Bespoke linen suit Langa

 
Some close-up details here on the linen suit from Sastreria Langa that we featured earlier in the week. You can see a few of the tailoring idiosyncrasies, as well as the cloth and work itself in more detail.

Langa include both a label for their own brand and one describing the cloth on the inside of the jacket. I’d prefer to not have the former, but can live with it, while the latter is worth avoiding – it stems from an assumption with smaller tailors that the cloth merchant is more prestigious than they are. There are also embroidered initials, which are decently done. 

One shortcut with the make is the insert around the in-breast pockets, which can be seen in the close-up at the bottom of this post. The cloth is cut, rather than continuing seamlessly around the pocket, which is a lot easier to do but a little bit of a shame aesthetically.

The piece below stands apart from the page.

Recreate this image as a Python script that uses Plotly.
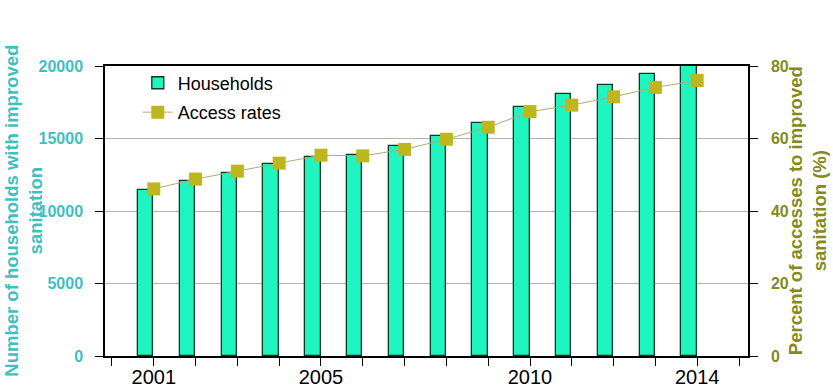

That image also shows the top stitching on the lining around these pockets. It’s nice to have this by hand (most English tailors don’t bother) but it is a little wobbly in places.
  

Bespoke linen suit Langa side

Bespoke linen suit Langa chest  

On the image of the trouser’s side strap you can see that the lining of the waistband is attached by machine. This is a peculiarity, as I have yet to use a tailor that does this by machine. Even the cheaper tailors like Graham Browne tack this by hand, considering that it makes the waistband more comfortable.

A bigger issue is the side strap itself, the length of which makes it prone to slipping. A shorter strap can hold the cloth underneath it more easily, and that’s particularly needed on linen. You can also see that the strap has a little keeper on the left, which isn’t particularly well placed – it covers the strap and makes it hard to pull. On the plus side, the pointed design and handwork around the points is attractive.

Elsewhere there are some nice touches. The swelled edges around the lapel and out-breast pocket are well done, and there are two neat change pockets on the trousers, just under the waistband.

As with the style and fit, discussed in Tuesday’s post, there is room for improvement here but it remains a very good-value suit.